There are numerous ways of forming boundaries to gardens and usually they are already in situ when you move into a property. There may be some sort of wooden fencing, hedging, or decorative panelling or there may be stone walls of one description or another.

In my case we inherited some lovely dry stone walls, typical of Cumbria, that have stood the test of time and are now liberally covered in lovely moss and lichen. They need virtually no maintenance so that’s another bonus.

Obviously, the type of walling you might choose will depend on your location, type of property and garden and in some cases how you want to use your space. You might want to have raised beds built of stone, or use it to create borders, on the other hand you might want to create a little bit of fantasy by having an arbour or mock ruin, the possibilities are endless.

There were some excellent examples of dry stone walls at the Chelsea Flower Show where they were used on the Welcome to Yorkshire garden designed by Mark Gregory and on the Warner Edwards garden designed by Kate Savill and Tamara Bridge.

At Chatsworth Flower Show, designer Carl Hardman created the Wedgwood Emergence , a beautiful installation rising from the ground as a ‘random’ field wall perfectly illustrating how dry stone construction can be formed into interesting forms in any garden. ( pictured left )

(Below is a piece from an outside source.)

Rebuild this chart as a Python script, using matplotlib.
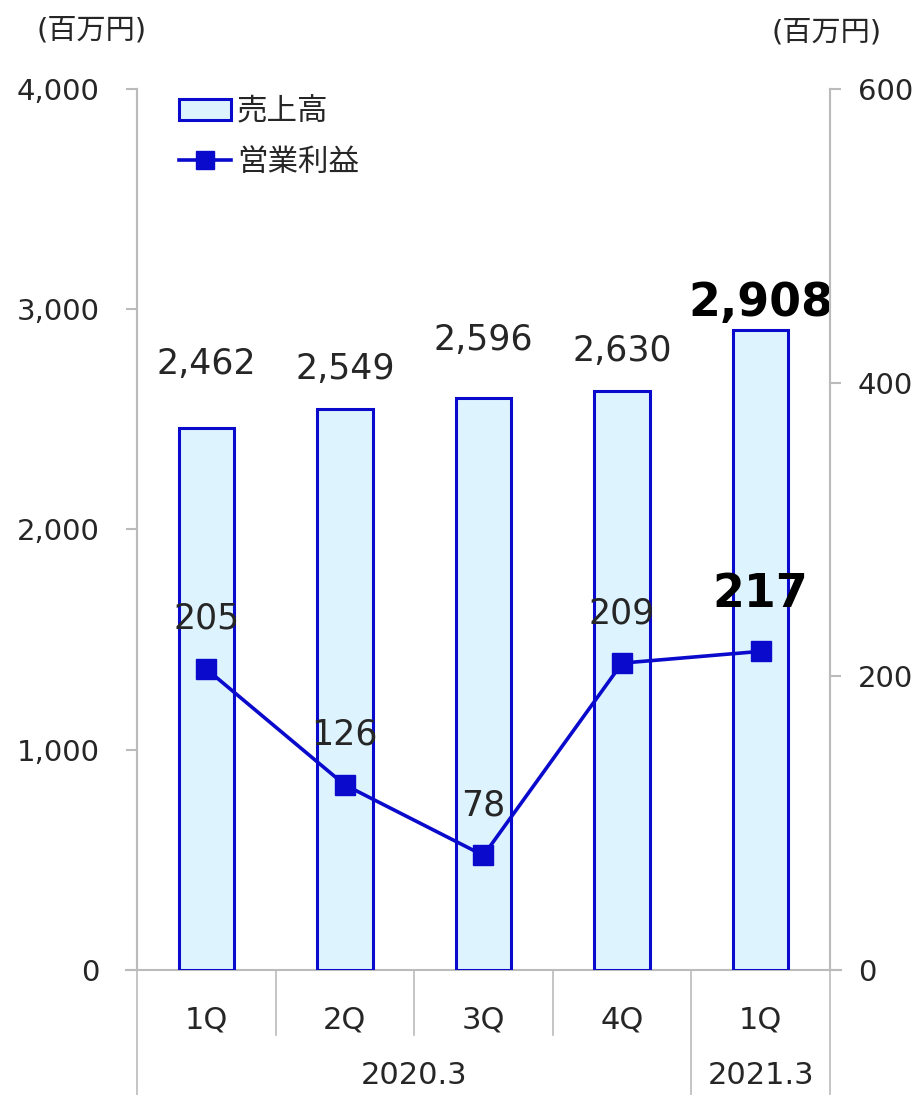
import matplotlib.pyplot as plt
from matplotlib.lines import Line2D
from matplotlib.patches import Patch

plt.rcParams['font.family'] = ['DejaVu Sans', 'Noto Sans CJK JP']

quarters = ['1Q', '2Q', '3Q', '4Q', '1Q']
years = ['2020.3', '2021.3']
year_span = [4, 1]
sales = [2462, 2549, 2596, 2630, 2908]
profit = [205, 126, 78, 209, 217]

# label gaps above bar tops, in pixels (the labels sit a little unevenly)
sales_gap = [64, 40, 58, 40, 4]

bar_face = '#DDF3FE'
blue = '#0A0ACC'
grey = '#BBBBBB'
txt = '#262626'

fig = plt.figure(figsize=(9.23, 10.95), dpi=100)
ax = fig.add_axes([0.1484, 0.1142, 0.7508, 0.8045])
ax2 = ax.twinx()

x = list(range(len(sales)))
ax.bar(x, sales, width=0.4, color=bar_face, edgecolor=blue, linewidth=2.2, zorder=2)
ax2.plot(x, profit, '-s', color=blue, lw=2.6, markersize=15, zorder=3)

ax.set_xlim(-0.5, len(sales) - 0.5)
ax.set_ylim(0, 4000)
ax2.set_ylim(0, 600)
ax.set_yticks([0, 1000, 2000, 3000, 4000])
ax.set_yticklabels(['0', '1,000', '2,000', '3,000', '4,000'])
ax2.set_yticks([0, 200, 400, 600])
ax.set_xticks([])

for a, pad in ((ax, 19), (ax2, 12)):
    for s in ('top', 'bottom'):
        a.spines[s].set_visible(False)
    a.spines['left'].set_color(grey)
    a.spines['right'].set_color(grey)
    a.spines['left'].set_linewidth(1.5)
    a.spines['right'].set_linewidth(1.5)
    a.tick_params(axis='y', colors=grey, labelcolor=txt, labelsize=21,
                  length=8, width=1.5, pad=pad)

# baseline extends a bit beyond both spines
ax.plot([-0.58, len(sales) - 0.42], [0, 0], color=grey, lw=1.5, clip_on=False, zorder=1)

px = 4000 / 881.0  # data units per pixel, left axis
px2 = 600 / 881.0
for i, v in enumerate(sales):
    last = i == len(sales) - 1
    ax.text(i, v + sales_gap[i] * px, f'{v:,}', ha='center',
            va='bottom' if last else 'center',
            fontsize=33 if last else 25, fontweight='bold' if last else 'normal',
            color='black' if last else txt)

for i, v in enumerate(profit):
    last = i == len(profit) - 1
    ax2.text(i, v + (57 if last else 50) * px2, f'{v}', ha='center', va='center',
             fontsize=33 if last else 25, fontweight='bold' if last else 'normal',
             color='black' if last else txt)

# category axis below
tr = ax.get_xaxis_transform()
for i, q in enumerate(quarters):
    ax.text(i, -0.057, q, transform=tr, ha='center', va='center', fontsize=22, color=txt)
edges = [-0.5 + k for k in range(len(sales) + 1)]
long_edges = [-0.5]
pos = -0.5
for n in year_span:
    pos += n
    long_edges.append(pos)
for e in edges:
    bottom = -0.15 if e in long_edges else -0.074
    ax.plot([e, e], [0, bottom], transform=tr, color=grey, lw=1.2, clip_on=False)
pos = -0.5
for yname, n in zip(years, year_span):
    ax.text(pos + n / 2, -0.12, yname, transform=tr, ha='center', va='center',
            fontsize=22, color=txt)
    pos += n

# unit labels
fig.text(0.099, 0.972, '(百万円)', ha='center', va='center', fontsize=21, color=txt)
fig.text(0.895, 0.970, '(百万円)', ha='center', va='center', fontsize=21, color=txt)

handles = [Patch(facecolor=bar_face, edgecolor=blue, linewidth=2.2),
           Line2D([0], [0], color=blue, lw=2.6, marker='s', markersize=13)]
leg = ax.legend(handles, ['売上高', '営業利益'], loc='upper left',
                bbox_to_anchor=(0.021, 1.022), frameon=False, fontsize=22,
                handlelength=1.7, handletextpad=0.2, labelspacing=0.7)
for t in leg.get_texts():
    t.set_color(txt)

fig.savefig('out.png', dpi=100)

I asked Chris Bratt, of the Cumbria Branch of the Dry Stone Walling Association of Great Britain, about the advantages of this type of wall in a garden. Chris explains that in areas such as Cumbria and in others areas where stone walls are an integral part of the landscape, dry stone walls will fit naturally, unlike mortared brick or block walls: “ If a wall is properly built, it will require no maintenance and will last hundreds of years ,” he says. “ Compare that to fences that rot and need continual care. You might want to consider that boundary walls to your property may need to be stock proof (about 1.5 metres high to prevent all but the most agile sheep jumping over, but not deer). They certainly make a fine looking boundary ,” he adds.

Chris also points out that lower border walls for flower beds must be built to the correct dimensions – one stone depth is not sufficient and for maximum strength and soil retention, he recommends they should be at least 30cms wide.

Stone is also effective for patio design and pathways and there are plenty of manufacturers now producing some really lovely designs to enhance any garden.

Obviously, any type of walling can be expensive but if you are looking to refresh your outdoor space and don’t have the budget to completely start over you should look at stone products available from manufacturers such as Bradstone. They have introduced Natural Stone Walling Slips to offer a quick and easy solution to transform any old, tired garden wall or area.

Walling Slips can offer an instant update by adding stylish shape and structure to your garden design and Bradstone can offer these in six shades including natural sandstone, smooth sandstone, silver grey or natural slate. The natural slate and natural sandstone slips are Z-shaped giving the appearance of a random look while the smooth sandstone slips are individual blocks in a mix of sizes to give a more formal contemporary look.

You can also add Walling Slips to any sound backing wall, whether it’s concrete or brick, using Bradbond walling adhesive to stick to the existing wall.